■ **GIVEN PROBLEM**: Wherever the string "this" appears in a line, extract that line.

═════ RECORDS SUPPLIED

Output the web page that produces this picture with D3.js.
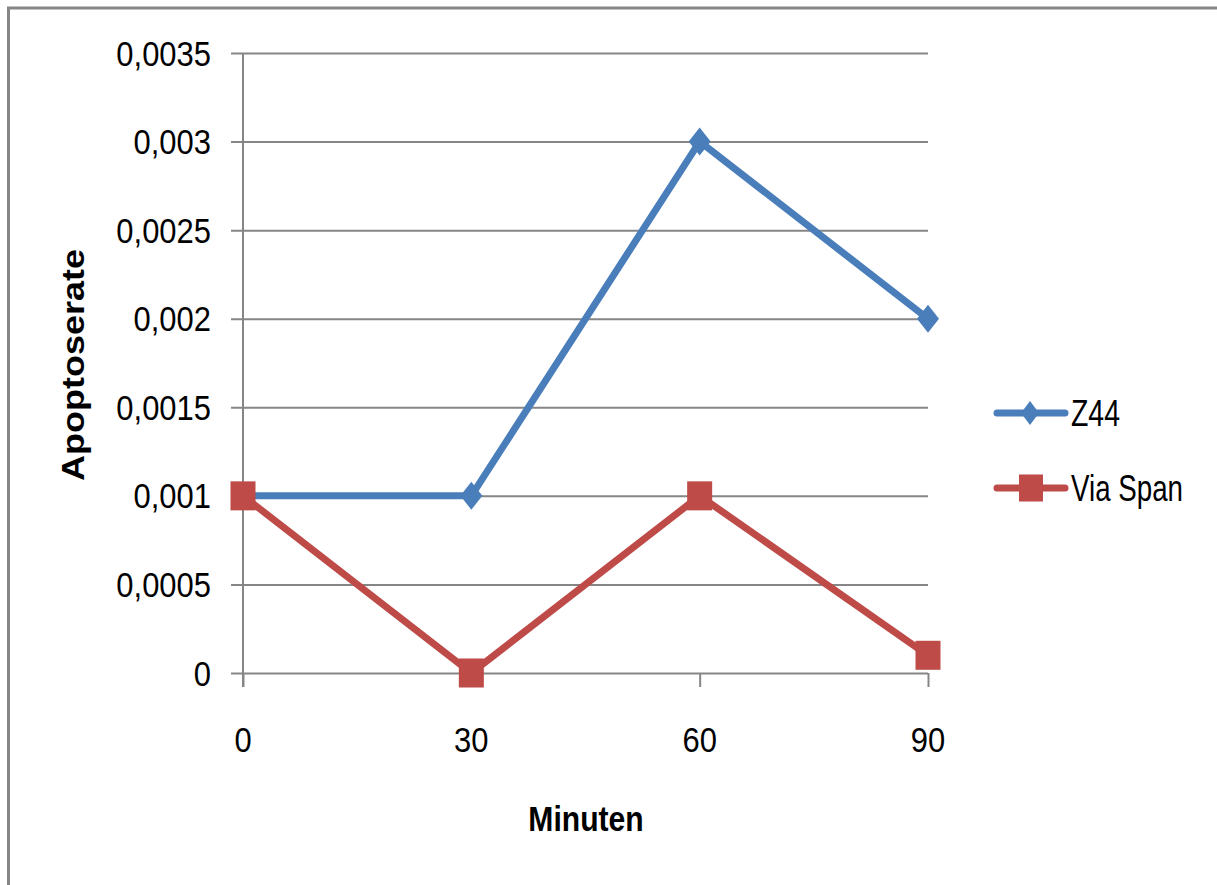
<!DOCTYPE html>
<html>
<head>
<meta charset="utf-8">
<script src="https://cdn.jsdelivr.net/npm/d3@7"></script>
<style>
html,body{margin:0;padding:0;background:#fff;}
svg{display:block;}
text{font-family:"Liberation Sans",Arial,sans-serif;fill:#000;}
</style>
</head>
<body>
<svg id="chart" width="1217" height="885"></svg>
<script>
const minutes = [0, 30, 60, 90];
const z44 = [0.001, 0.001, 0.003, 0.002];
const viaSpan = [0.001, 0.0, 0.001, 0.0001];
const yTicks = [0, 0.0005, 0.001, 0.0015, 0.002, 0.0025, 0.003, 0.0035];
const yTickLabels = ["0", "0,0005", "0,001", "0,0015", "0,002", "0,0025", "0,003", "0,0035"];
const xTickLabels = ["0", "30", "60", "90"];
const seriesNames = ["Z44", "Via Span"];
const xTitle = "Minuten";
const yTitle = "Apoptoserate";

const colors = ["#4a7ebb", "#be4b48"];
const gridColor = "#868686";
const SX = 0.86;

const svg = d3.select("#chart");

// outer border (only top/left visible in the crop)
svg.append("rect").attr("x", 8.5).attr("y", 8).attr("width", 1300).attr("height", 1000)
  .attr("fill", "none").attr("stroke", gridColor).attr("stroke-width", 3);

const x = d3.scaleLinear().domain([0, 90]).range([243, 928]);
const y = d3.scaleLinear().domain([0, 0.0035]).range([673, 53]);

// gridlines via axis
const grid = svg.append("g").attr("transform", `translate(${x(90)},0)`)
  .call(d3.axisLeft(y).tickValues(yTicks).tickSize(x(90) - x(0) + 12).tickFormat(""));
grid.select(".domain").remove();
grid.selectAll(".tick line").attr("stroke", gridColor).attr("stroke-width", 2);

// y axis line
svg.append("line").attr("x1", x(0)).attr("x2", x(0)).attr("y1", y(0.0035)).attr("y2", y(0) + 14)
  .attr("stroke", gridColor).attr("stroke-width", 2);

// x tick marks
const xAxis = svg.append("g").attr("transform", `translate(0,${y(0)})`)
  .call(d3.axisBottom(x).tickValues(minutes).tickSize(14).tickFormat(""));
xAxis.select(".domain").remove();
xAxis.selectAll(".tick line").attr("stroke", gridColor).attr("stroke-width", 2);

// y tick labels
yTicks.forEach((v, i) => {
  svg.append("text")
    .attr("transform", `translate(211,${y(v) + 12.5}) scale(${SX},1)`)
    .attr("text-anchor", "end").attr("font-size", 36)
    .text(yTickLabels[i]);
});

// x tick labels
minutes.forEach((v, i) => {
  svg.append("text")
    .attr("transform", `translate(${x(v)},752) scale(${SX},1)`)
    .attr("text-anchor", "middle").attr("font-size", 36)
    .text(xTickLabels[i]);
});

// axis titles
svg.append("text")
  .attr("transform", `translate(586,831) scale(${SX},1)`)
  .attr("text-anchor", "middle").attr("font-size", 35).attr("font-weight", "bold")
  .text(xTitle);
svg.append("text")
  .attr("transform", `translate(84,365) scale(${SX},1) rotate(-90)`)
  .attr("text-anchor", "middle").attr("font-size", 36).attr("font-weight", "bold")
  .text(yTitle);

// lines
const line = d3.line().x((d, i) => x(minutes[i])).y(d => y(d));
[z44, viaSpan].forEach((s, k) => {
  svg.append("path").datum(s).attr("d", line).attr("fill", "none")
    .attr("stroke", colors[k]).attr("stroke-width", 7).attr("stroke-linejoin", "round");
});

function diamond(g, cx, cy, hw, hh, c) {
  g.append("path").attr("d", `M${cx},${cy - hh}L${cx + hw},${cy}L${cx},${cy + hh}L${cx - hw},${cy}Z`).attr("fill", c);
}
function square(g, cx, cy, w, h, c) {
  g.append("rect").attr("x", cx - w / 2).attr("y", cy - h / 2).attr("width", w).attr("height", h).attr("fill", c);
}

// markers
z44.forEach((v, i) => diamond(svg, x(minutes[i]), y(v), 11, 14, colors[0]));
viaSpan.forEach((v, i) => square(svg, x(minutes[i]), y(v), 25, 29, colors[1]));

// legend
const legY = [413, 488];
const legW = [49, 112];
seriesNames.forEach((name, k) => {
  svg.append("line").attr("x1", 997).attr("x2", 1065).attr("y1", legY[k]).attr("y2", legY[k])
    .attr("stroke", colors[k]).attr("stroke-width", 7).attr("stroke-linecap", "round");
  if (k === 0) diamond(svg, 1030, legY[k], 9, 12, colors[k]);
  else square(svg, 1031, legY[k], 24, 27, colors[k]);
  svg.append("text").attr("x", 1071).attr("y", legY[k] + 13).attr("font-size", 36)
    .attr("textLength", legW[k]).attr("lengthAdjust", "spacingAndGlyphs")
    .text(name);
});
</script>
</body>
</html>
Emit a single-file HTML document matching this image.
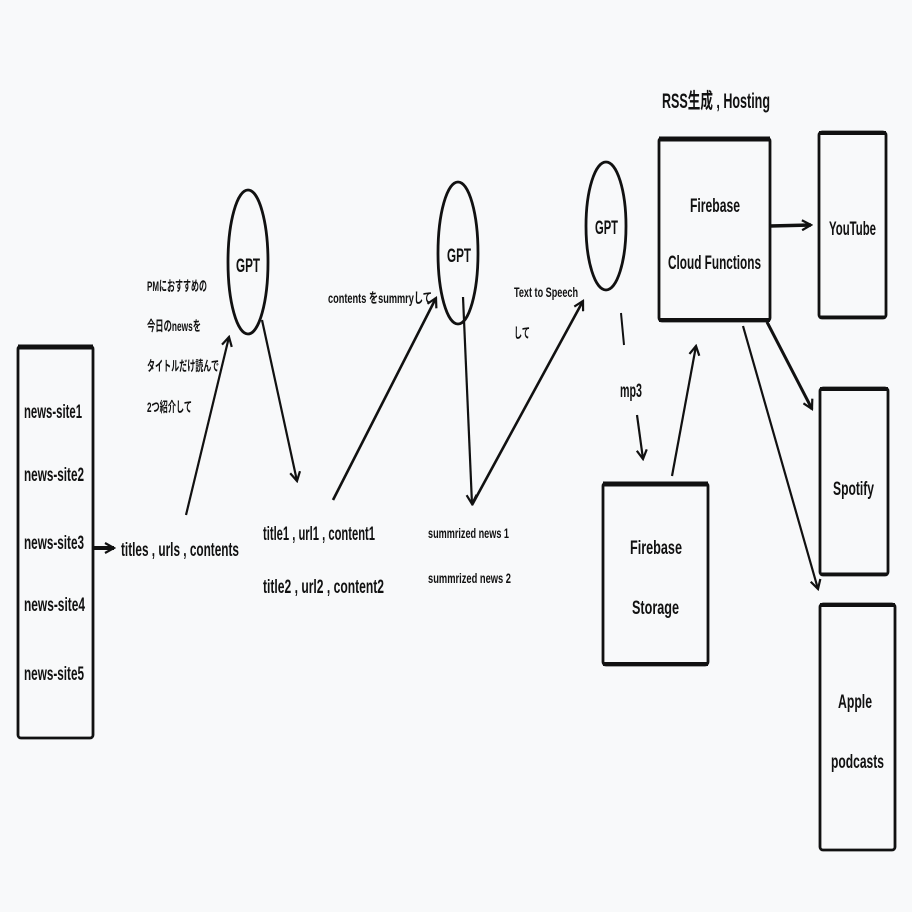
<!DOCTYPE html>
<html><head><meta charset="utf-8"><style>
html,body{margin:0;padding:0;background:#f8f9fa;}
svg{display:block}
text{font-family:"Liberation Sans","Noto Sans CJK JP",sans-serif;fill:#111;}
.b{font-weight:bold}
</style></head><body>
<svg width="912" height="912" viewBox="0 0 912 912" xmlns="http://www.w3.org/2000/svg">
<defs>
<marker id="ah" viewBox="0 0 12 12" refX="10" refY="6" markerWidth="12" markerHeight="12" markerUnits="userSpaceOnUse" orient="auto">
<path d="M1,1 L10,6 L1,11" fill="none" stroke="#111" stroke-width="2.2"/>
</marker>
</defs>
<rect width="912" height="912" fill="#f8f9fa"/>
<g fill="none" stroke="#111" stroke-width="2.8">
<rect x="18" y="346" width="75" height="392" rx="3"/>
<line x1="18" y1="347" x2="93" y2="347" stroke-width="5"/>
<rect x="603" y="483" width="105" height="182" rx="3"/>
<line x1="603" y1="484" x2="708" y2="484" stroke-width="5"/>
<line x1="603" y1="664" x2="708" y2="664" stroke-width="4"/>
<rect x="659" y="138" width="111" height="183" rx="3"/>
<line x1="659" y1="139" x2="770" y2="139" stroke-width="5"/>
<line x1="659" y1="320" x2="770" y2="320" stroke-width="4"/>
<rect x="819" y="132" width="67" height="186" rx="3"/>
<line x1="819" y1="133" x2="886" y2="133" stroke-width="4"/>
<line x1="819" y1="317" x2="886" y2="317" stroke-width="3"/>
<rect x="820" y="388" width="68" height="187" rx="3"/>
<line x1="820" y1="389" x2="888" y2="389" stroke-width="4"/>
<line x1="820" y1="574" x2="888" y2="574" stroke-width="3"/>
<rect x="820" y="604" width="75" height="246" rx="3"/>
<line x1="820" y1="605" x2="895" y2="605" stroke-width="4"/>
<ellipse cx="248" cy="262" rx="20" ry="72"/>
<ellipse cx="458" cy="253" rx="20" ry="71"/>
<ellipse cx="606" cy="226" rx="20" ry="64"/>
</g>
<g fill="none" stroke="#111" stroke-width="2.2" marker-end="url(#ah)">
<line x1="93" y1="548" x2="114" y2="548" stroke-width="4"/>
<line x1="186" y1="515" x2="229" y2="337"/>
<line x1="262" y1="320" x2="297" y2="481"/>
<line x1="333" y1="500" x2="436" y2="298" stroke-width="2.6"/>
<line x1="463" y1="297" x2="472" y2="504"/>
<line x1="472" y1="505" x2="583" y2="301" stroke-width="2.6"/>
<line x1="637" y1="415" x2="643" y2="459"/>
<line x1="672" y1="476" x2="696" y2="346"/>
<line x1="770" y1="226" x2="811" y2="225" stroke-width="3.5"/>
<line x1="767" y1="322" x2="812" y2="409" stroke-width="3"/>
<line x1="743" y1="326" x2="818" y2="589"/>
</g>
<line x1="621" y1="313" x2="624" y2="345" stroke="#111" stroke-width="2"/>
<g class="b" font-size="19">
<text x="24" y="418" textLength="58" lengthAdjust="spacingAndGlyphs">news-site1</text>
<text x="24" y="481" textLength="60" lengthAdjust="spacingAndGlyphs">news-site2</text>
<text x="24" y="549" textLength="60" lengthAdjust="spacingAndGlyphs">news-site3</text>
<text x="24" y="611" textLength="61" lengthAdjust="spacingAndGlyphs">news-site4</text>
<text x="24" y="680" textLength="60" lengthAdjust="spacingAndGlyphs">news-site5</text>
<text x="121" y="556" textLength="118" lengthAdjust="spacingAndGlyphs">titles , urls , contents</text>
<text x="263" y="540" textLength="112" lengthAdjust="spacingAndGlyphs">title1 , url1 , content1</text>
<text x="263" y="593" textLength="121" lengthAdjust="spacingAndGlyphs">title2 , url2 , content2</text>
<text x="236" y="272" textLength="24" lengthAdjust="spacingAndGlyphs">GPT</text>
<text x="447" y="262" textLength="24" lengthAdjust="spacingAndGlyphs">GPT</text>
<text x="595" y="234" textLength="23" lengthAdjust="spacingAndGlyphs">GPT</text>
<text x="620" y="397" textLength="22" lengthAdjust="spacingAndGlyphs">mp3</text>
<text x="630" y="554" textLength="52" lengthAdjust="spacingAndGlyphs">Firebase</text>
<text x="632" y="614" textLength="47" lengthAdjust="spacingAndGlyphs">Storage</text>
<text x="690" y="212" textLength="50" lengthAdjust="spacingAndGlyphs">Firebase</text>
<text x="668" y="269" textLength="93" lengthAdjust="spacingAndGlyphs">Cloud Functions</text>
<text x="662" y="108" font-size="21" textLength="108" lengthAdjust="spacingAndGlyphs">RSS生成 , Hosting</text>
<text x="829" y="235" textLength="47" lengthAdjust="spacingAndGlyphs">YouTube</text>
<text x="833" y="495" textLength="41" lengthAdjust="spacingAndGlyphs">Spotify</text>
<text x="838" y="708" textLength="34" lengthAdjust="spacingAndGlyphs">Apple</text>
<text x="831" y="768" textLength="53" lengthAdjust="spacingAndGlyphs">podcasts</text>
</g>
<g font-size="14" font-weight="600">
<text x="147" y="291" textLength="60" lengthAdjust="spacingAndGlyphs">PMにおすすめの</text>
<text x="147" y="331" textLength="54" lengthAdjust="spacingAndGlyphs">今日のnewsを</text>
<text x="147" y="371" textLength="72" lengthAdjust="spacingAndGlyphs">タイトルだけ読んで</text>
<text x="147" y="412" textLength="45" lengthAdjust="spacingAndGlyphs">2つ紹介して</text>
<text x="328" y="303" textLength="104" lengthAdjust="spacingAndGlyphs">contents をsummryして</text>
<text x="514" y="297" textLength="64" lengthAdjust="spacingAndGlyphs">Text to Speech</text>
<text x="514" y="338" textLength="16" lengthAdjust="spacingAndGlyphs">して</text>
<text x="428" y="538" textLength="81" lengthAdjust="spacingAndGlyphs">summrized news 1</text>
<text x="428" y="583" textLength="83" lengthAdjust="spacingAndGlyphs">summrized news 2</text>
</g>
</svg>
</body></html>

══════════

■ **WRITTEN RESPONSE**:
Output the web page that produces this picture with D3.js.
Emit a single-file HTML document matching this image.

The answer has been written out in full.